Plotting code records
=====
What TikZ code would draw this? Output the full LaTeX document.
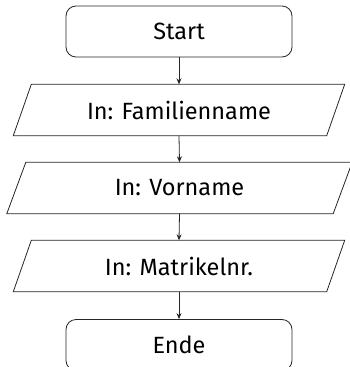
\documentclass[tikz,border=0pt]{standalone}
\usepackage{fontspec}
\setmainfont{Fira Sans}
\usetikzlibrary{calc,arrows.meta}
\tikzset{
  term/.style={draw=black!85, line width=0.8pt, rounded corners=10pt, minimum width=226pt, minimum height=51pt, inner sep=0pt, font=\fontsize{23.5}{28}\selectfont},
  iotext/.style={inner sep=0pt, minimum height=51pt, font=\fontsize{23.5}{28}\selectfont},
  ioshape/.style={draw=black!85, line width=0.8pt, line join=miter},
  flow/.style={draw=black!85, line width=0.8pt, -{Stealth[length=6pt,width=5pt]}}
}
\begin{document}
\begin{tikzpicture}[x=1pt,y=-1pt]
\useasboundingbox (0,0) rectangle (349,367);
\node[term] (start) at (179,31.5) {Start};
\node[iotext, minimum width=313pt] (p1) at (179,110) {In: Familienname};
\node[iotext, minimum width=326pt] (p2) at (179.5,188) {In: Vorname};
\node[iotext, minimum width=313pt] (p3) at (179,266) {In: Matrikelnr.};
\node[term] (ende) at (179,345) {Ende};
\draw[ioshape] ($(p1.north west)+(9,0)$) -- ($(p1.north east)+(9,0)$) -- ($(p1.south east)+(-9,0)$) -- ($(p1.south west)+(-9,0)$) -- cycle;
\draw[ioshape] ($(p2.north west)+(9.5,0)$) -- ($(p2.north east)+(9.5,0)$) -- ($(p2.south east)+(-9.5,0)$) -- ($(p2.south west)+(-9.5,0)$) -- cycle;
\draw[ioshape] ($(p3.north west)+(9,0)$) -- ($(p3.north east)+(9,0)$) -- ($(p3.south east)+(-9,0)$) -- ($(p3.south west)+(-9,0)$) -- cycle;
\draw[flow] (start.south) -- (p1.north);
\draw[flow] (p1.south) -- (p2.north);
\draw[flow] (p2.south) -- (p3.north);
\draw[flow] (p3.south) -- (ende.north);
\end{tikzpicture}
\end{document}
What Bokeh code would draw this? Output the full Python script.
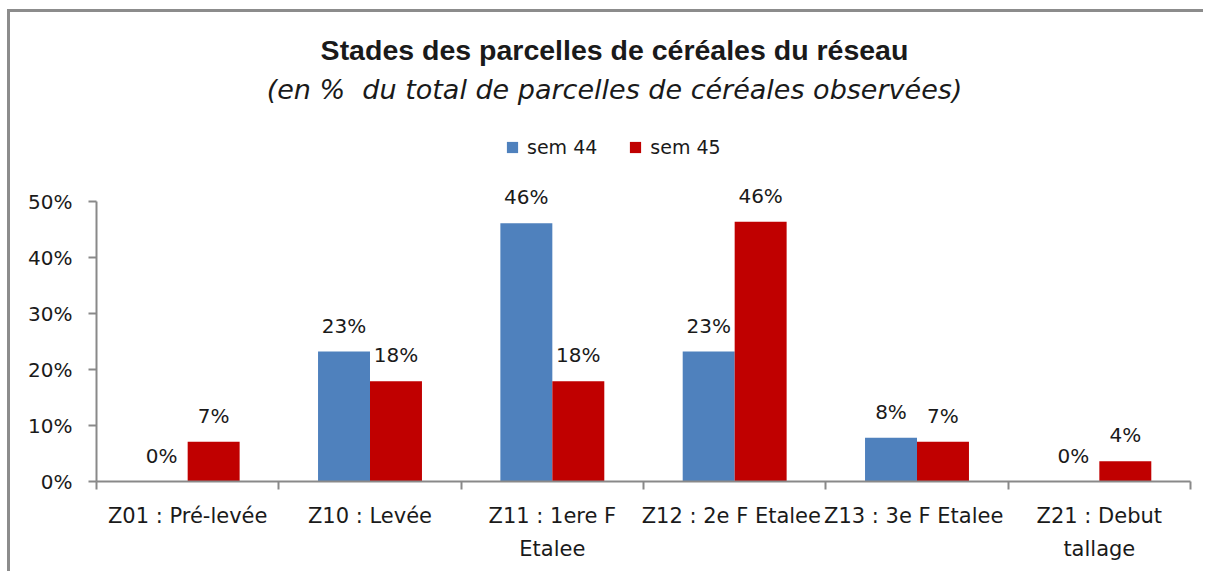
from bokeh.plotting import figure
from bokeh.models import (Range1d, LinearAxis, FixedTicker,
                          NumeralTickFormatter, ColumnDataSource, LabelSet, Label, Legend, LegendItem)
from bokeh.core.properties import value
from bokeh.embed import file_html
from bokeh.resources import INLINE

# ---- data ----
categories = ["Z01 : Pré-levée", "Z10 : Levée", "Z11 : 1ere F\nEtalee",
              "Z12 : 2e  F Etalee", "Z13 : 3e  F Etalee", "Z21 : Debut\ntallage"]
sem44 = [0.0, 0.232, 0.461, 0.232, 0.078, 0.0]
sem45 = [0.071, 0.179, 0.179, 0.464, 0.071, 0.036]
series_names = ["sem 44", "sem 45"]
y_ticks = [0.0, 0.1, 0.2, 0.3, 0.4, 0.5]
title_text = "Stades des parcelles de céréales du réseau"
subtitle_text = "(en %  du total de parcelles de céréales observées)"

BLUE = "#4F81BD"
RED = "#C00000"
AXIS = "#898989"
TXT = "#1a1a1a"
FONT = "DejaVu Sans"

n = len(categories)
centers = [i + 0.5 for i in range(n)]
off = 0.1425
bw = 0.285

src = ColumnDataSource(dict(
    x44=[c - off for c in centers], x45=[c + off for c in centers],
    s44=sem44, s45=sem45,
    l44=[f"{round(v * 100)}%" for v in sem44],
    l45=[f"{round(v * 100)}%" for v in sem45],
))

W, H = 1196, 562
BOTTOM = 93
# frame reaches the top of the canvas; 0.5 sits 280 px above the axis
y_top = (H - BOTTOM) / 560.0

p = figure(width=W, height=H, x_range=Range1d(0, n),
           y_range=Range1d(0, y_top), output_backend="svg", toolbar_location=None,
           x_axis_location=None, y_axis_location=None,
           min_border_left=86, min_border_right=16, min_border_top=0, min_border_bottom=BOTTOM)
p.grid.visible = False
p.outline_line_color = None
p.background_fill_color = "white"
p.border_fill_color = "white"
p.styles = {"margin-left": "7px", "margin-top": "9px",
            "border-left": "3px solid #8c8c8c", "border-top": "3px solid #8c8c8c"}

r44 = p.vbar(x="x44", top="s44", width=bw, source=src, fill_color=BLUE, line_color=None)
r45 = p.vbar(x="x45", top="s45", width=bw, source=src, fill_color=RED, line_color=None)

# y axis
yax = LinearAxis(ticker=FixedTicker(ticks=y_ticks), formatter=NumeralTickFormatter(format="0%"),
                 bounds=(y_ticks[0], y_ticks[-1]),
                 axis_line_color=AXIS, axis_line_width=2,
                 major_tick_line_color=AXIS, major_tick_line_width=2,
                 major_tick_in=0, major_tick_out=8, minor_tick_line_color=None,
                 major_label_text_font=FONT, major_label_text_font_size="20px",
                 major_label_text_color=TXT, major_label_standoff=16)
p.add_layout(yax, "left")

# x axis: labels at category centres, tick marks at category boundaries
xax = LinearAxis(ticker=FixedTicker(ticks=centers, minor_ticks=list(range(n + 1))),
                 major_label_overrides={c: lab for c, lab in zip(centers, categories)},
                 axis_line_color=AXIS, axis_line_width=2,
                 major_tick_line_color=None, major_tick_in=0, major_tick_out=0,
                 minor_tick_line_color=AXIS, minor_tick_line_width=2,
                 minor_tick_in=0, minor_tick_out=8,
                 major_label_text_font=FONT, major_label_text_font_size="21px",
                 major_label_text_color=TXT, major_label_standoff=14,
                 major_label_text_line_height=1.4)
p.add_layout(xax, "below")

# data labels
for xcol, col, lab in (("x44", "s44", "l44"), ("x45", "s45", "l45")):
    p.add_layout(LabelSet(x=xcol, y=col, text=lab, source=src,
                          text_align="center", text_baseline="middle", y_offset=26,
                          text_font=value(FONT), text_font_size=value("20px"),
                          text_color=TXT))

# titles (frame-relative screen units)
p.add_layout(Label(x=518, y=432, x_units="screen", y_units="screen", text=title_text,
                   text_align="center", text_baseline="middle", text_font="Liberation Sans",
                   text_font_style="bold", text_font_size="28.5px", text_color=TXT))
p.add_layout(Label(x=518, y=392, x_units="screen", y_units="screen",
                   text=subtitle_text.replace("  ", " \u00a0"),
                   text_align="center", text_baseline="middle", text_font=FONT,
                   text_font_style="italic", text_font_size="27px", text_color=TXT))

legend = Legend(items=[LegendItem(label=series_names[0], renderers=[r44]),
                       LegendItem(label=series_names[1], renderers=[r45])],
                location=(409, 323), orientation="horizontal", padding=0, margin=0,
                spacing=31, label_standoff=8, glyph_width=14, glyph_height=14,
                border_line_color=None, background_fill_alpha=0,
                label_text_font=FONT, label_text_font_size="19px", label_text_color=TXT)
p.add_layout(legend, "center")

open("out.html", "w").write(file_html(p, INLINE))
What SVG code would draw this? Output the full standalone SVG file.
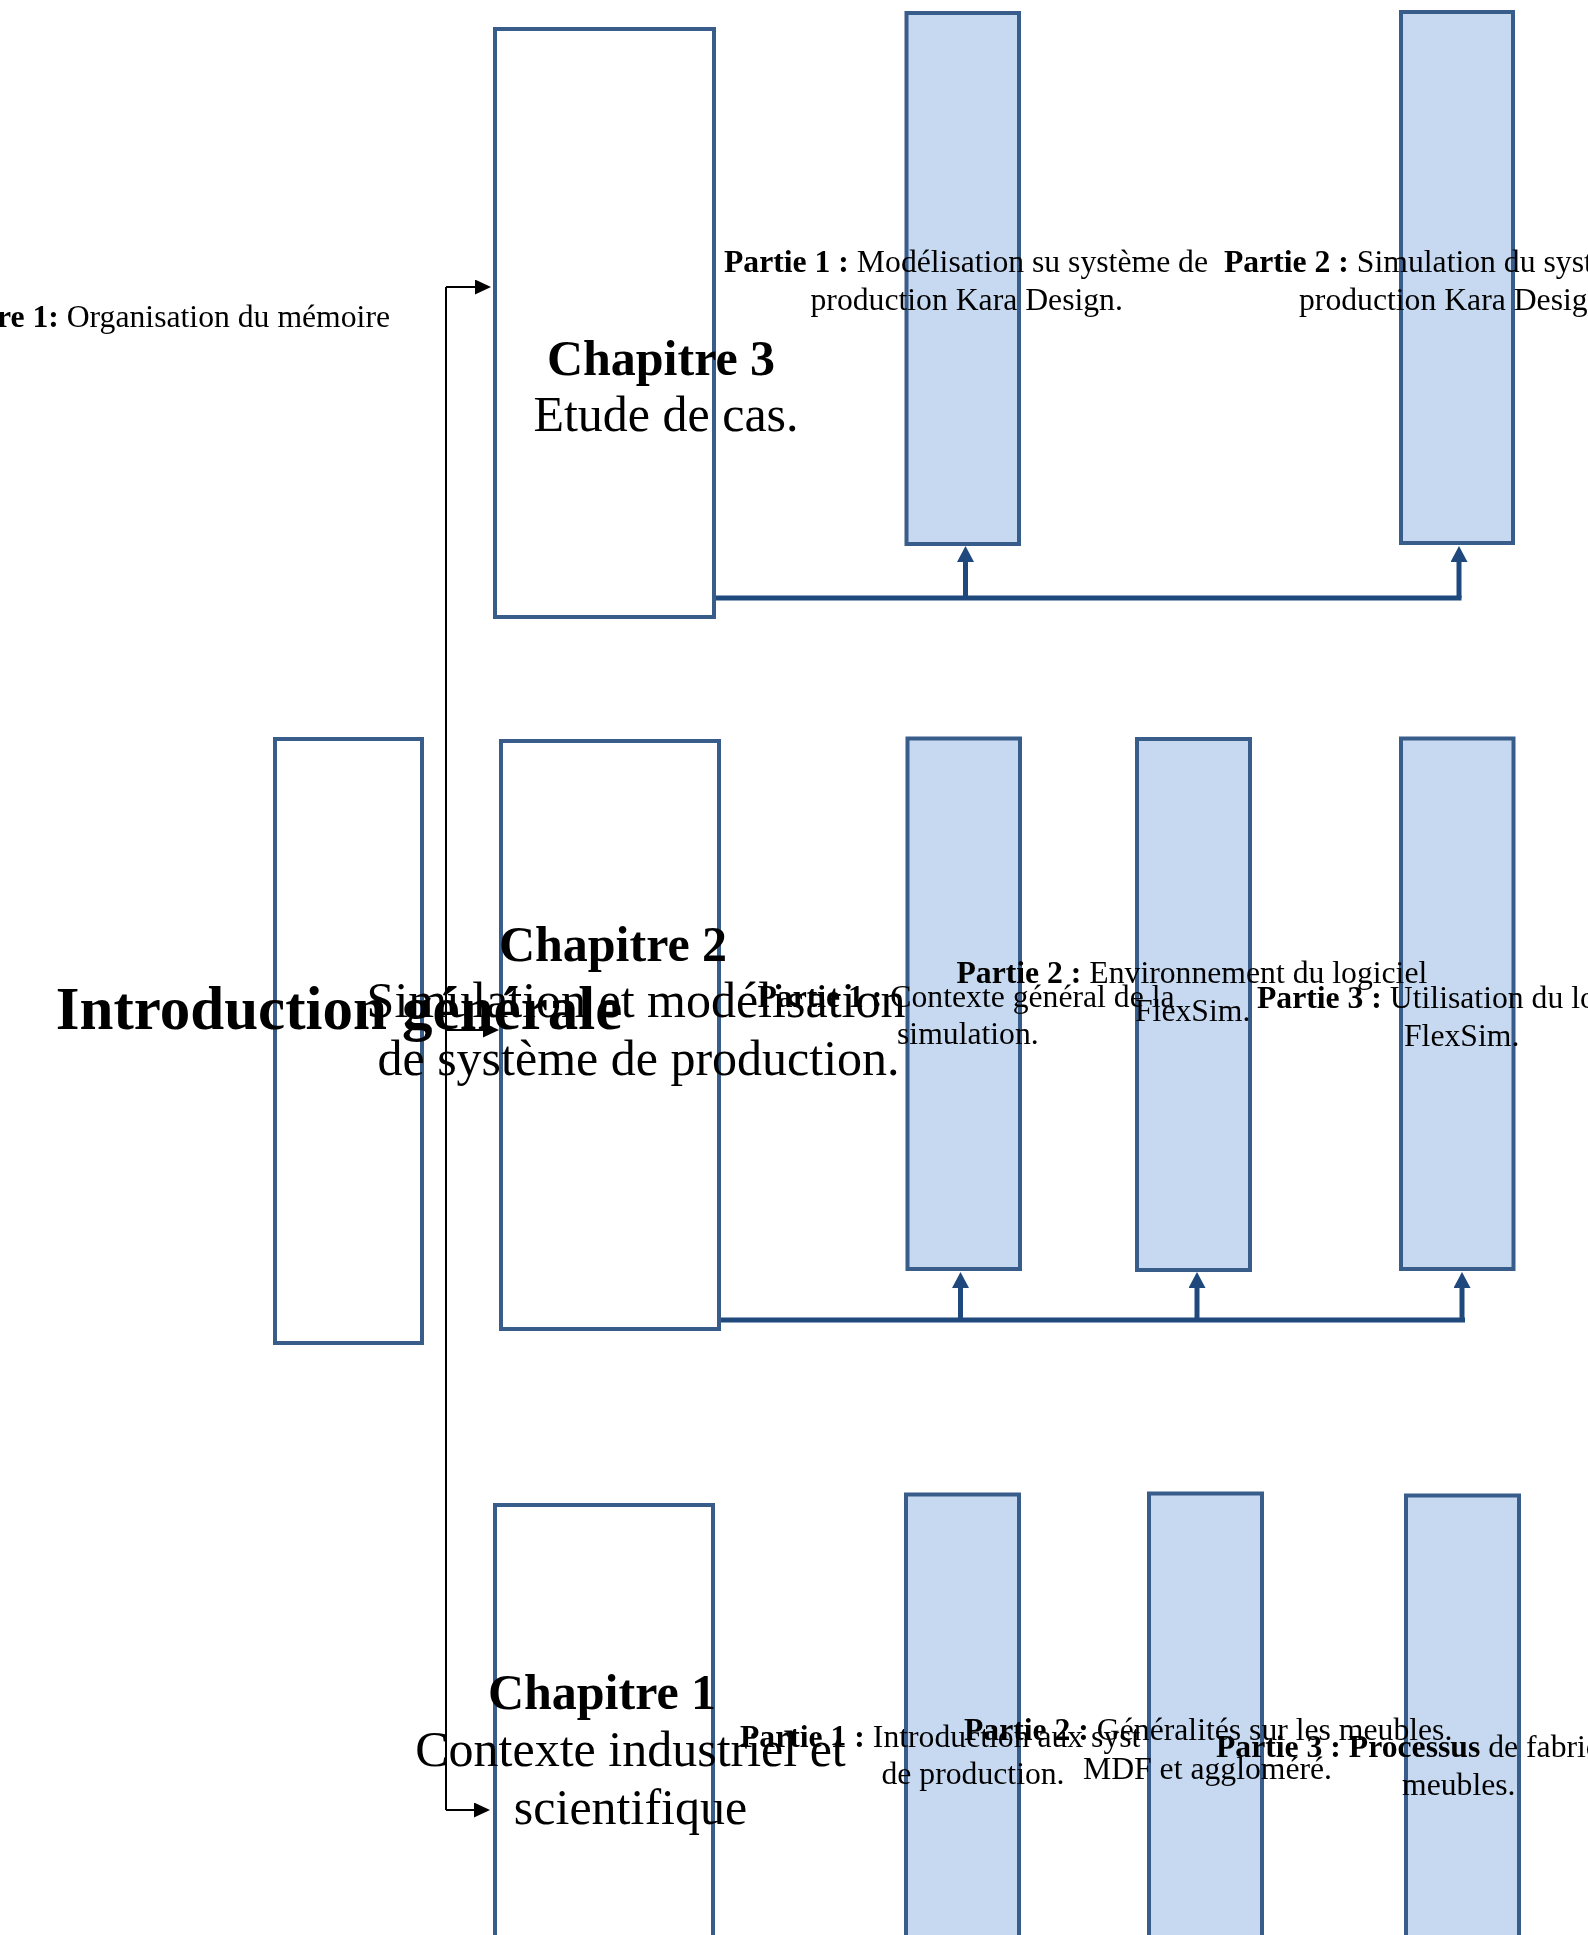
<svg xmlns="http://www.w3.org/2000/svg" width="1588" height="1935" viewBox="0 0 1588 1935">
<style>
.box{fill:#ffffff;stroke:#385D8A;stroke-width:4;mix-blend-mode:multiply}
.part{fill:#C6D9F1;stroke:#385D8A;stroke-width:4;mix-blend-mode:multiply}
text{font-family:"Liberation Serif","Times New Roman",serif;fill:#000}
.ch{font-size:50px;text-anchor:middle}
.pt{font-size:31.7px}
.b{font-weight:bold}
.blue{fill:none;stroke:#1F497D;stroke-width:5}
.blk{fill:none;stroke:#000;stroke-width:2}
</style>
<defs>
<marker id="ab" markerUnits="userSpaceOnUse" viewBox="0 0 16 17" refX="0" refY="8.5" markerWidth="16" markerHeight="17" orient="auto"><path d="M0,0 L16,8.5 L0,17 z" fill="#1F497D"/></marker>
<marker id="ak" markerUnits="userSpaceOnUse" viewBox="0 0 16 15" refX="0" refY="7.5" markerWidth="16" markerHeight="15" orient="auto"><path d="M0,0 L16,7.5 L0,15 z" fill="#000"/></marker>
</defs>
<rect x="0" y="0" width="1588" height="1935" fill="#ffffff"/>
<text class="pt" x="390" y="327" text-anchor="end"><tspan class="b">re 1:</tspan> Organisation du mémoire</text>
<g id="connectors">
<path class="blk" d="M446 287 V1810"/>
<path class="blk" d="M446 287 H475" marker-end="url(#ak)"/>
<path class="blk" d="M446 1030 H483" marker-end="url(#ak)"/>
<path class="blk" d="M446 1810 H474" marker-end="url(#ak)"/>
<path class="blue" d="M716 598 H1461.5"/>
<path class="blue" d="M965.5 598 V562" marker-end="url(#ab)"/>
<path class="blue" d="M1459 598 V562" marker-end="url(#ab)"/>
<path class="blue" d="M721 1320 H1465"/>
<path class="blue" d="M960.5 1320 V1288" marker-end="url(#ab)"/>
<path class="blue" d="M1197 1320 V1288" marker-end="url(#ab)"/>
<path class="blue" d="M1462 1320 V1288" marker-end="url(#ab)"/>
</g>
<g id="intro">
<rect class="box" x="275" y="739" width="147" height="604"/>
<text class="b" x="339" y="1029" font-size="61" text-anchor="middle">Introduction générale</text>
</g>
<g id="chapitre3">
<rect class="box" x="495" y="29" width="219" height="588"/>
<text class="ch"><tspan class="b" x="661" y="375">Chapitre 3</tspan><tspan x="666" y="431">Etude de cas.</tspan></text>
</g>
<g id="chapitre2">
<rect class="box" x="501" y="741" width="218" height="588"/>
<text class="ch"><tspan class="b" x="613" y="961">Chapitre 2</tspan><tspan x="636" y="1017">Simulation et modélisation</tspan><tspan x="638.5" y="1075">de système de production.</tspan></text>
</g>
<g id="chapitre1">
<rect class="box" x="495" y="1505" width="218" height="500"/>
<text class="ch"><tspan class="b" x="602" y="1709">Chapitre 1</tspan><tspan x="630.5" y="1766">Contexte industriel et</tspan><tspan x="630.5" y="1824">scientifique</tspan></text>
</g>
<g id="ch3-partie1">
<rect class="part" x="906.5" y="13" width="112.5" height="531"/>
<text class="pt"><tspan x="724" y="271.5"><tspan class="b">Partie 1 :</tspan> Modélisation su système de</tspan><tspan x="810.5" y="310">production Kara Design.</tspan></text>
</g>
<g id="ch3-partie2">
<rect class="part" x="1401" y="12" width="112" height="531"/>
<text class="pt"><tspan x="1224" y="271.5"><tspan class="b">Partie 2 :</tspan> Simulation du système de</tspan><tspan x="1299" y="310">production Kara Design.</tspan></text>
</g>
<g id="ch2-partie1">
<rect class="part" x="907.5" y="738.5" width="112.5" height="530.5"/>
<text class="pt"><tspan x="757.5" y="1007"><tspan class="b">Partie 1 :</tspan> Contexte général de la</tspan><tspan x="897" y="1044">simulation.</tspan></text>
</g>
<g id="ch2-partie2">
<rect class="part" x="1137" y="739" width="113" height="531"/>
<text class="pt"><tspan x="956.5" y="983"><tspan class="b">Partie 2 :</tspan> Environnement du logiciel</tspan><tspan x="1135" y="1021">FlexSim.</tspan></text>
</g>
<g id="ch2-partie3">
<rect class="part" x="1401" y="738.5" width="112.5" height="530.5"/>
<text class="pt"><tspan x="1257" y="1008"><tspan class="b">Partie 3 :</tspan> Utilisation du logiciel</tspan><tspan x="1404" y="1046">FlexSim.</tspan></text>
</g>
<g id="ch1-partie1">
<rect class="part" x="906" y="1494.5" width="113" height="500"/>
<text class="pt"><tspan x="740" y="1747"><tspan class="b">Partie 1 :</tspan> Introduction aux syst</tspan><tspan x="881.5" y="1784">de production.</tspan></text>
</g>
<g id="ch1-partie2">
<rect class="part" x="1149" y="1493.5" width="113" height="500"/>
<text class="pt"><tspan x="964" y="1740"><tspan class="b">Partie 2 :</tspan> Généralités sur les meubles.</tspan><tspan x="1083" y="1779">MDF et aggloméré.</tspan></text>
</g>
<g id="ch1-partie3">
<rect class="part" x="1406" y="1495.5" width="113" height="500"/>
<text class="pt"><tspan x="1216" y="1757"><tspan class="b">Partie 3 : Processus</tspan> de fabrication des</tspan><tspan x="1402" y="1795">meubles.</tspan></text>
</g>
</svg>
=====
Task prompt: Above are some entries. Restate word for word the lines from the one holding "What Bokeh code" through the one holding "from bokeh.resources import INLINE", but not the pictures.

Task response:
What Bokeh code would draw this? Output the full Python script.
from bokeh.plotting import figure
from bokeh.models import (Range1d, LinearAxis, FixedTicker,
                          NumeralTickFormatter, ColumnDataSource, LabelSet, Label, Legend, LegendItem)
from bokeh.core.properties import value
from bokeh.embed import file_html
from bokeh.resources import INLINE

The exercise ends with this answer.